__Goal__:
Review the material and extract every line in which the word "React" occurs.

__Material for this task__:
● ● ● ●
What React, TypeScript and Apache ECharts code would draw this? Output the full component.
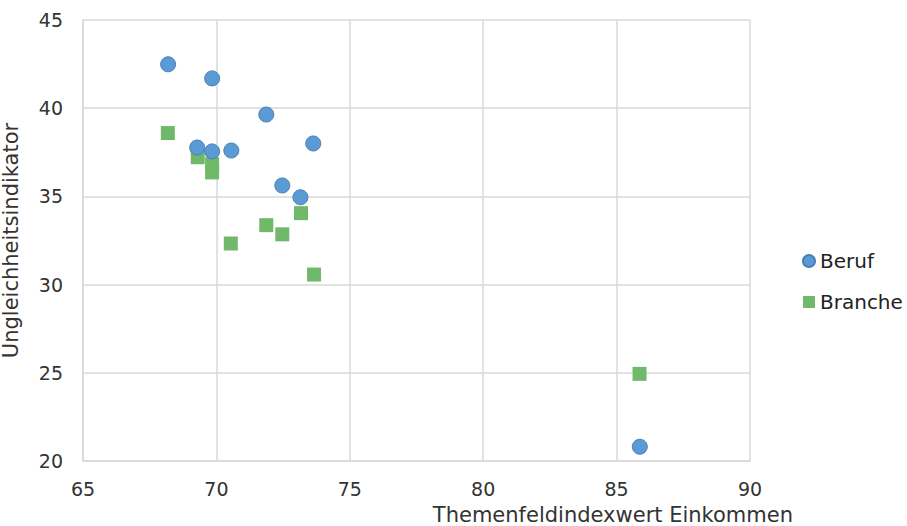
import React, { useEffect, useRef } from "react";
import * as echarts from "echarts";

const berufX = [68.19, 69.84, 71.87, 69.28, 69.84, 70.56, 73.63, 72.47, 73.15, 85.87];
const berufY = [42.49, 41.69, 39.64, 37.77, 37.55, 37.6, 38.0, 35.62, 34.95, 20.81];
const brancheX = [68.18, 69.3, 69.84, 69.84, 70.54, 71.87, 72.47, 73.17, 73.66, 85.86];
const brancheY = [38.59, 37.22, 36.83, 36.36, 32.33, 33.37, 32.85, 34.05, 30.57, 24.94];
const seriesNames = ["Beruf", "Branche"];
const xTitle = "Themenfeldindexwert Einkommen";
const yTitle = "Ungleichheitsindikator";

const FONT = "DejaVu Sans";

export default function App() {
  const ref = useRef<HTMLDivElement>(null);
  useEffect(() => {
    const chart = echarts.init(ref.current!, null, { renderer: "svg" });
    chart.setOption({
      animation: false,
      backgroundColor: "#ffffff",
      textStyle: { fontFamily: FONT },
      grid: {
        left: 83,
        right: 157,
        top: 20,
        bottom: 65,
        containLabel: false,
        outerBoundsMode: "none",
      },
      legend: {
        orient: "vertical",
        left: 797,
        top: 246,
        itemGap: 21,
        itemWidth: 12,
        itemHeight: 12,
        textStyle: { fontSize: 20, color: "#222", fontFamily: FONT },
        data: [
          { name: seriesNames[0], icon: "circle" },
          { name: seriesNames[1], icon: "rect", itemStyle: { borderWidth: 0 } },
        ],
      },
      xAxis: {
        type: "value",
        min: 65,
        max: 90,
        interval: 5,
        name: xTitle,
        nameLocation: "end",
        nameGap: 43,
        nameTextStyle: {
          fontSize: 21,
          color: "#333",
          align: "right",
          verticalAlign: "top",
          padding: [43, 0, 0, 0],
        },
        axisLine: { show: true, lineStyle: { color: "#d9d9d9", width: 1.5 } },
        axisTick: { show: false },
        axisLabel: { fontSize: 19, color: "#333", margin: 18 },
        splitLine: { show: true, lineStyle: { color: "#d9d9d9", width: 1.5 } },
      },
      yAxis: {
        type: "value",
        min: 20,
        max: 45,
        interval: 5,
        name: yTitle,
        nameLocation: "middle",
        nameGap: 62,
        nameTextStyle: { fontSize: 21, color: "#333" },
        axisLine: { show: true, lineStyle: { color: "#d9d9d9", width: 1.5 } },
        axisTick: { show: false },
        axisLabel: { fontSize: 19, color: "#333", margin: 20 },
        splitLine: { show: true, lineStyle: { color: "#d9d9d9", width: 1.5 } },
      },
      series: [
        {
          name: seriesNames[0],
          type: "scatter",
          symbol: "circle",
          symbolSize: 15,
          itemStyle: { color: "#5b9bd5", borderColor: "#4a7fb5", borderWidth: 1, opacity: 1 },
          data: berufX.map((x, i) => [x, berufY[i]]),
          z: 3,
        },
        {
          name: seriesNames[1],
          type: "scatter",
          symbol: "rect",
          symbolSize: 14,
          itemStyle: { color: "#70b96b", opacity: 1 },
          data: brancheX.map((x, i) => [x, brancheY[i]]),
          z: 2,
        },
      ],
    });
    return () => chart.dispose();
  }, []);
  return <div ref={ref} style={{ width: 907, height: 526, position: "absolute", left: 0, top: 0 }} />;
}
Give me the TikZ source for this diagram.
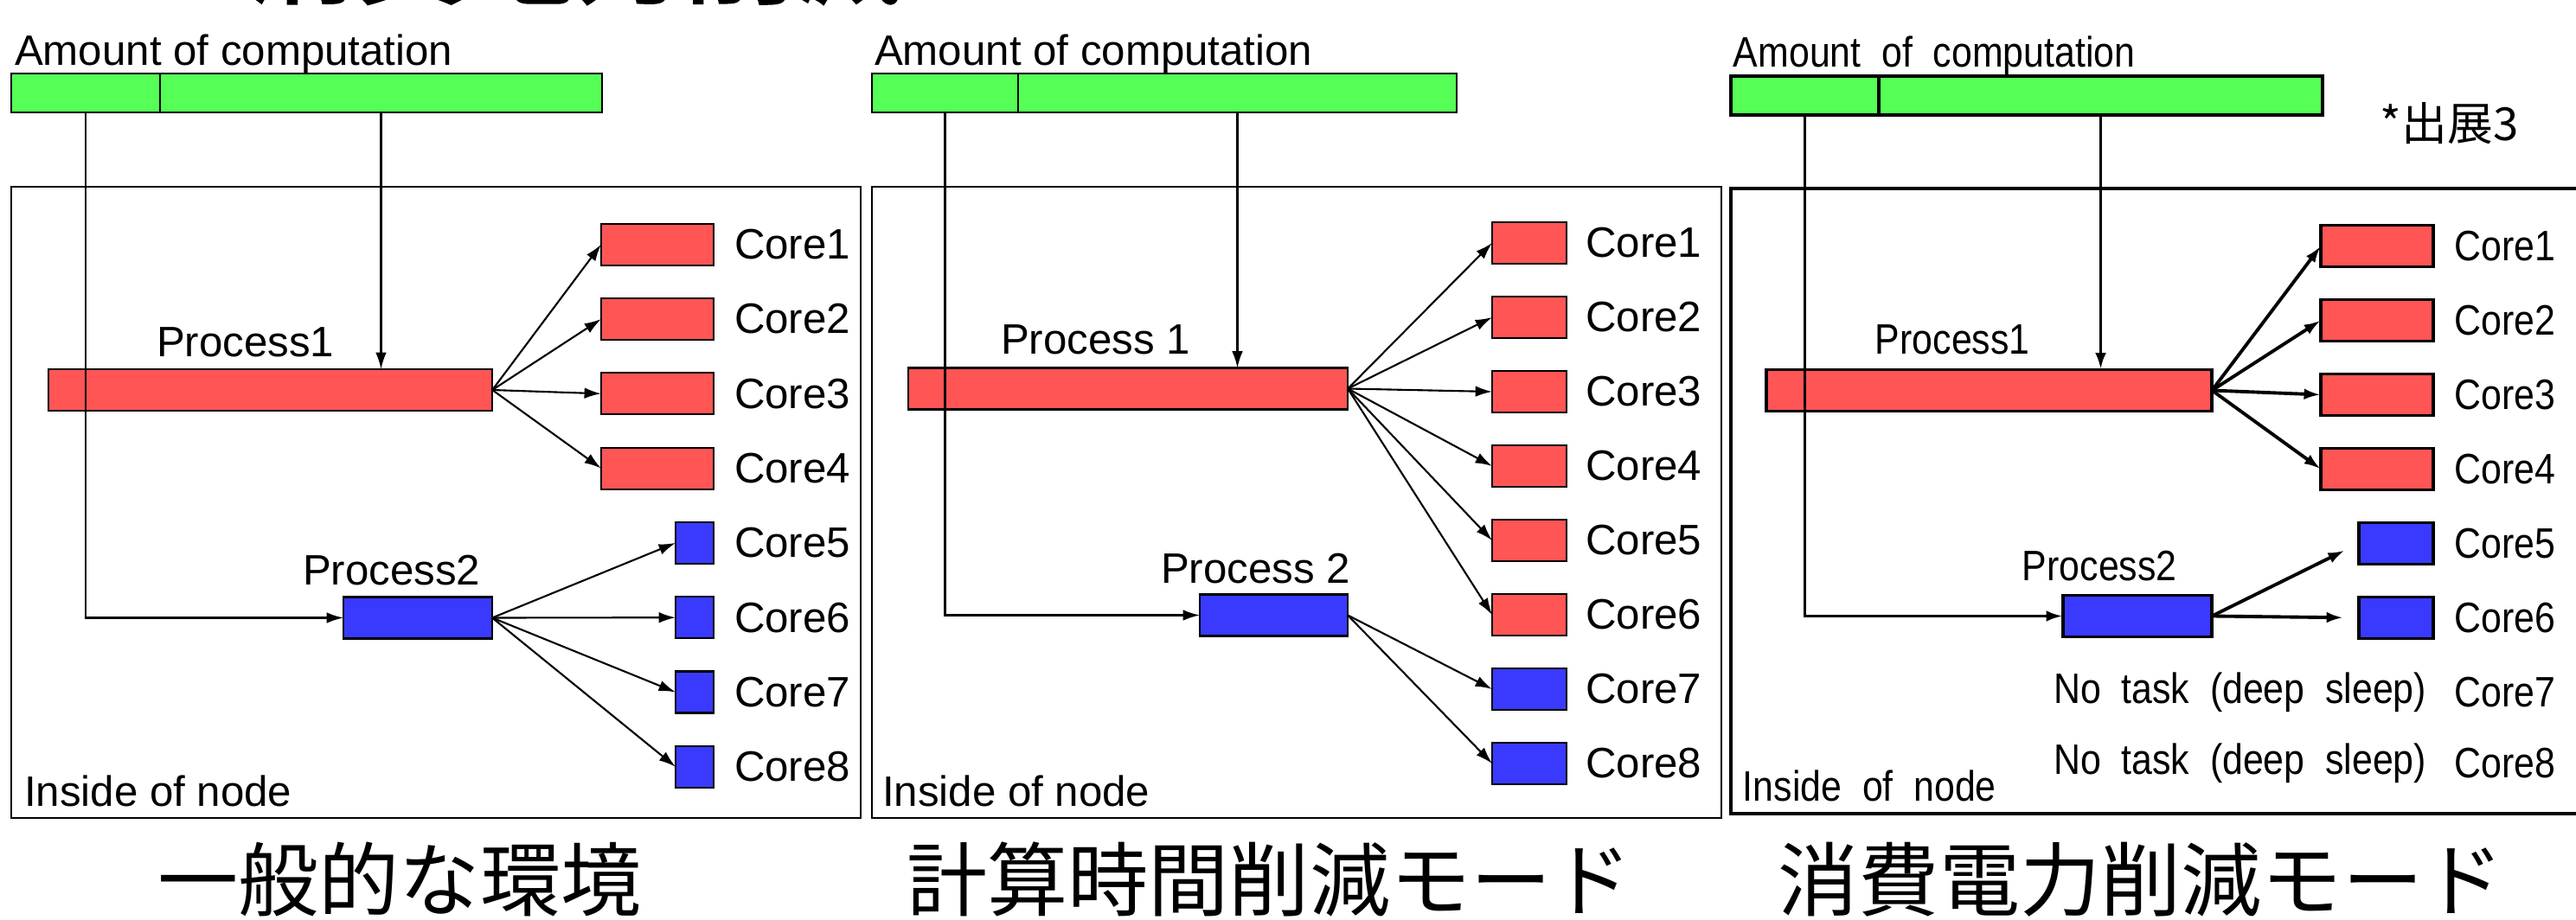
● ● ● ●
__Output of the task__:
What React, TypeScript and Apache ECharts code would draw this? Output the full component.
import React, { useEffect, useRef } from "react";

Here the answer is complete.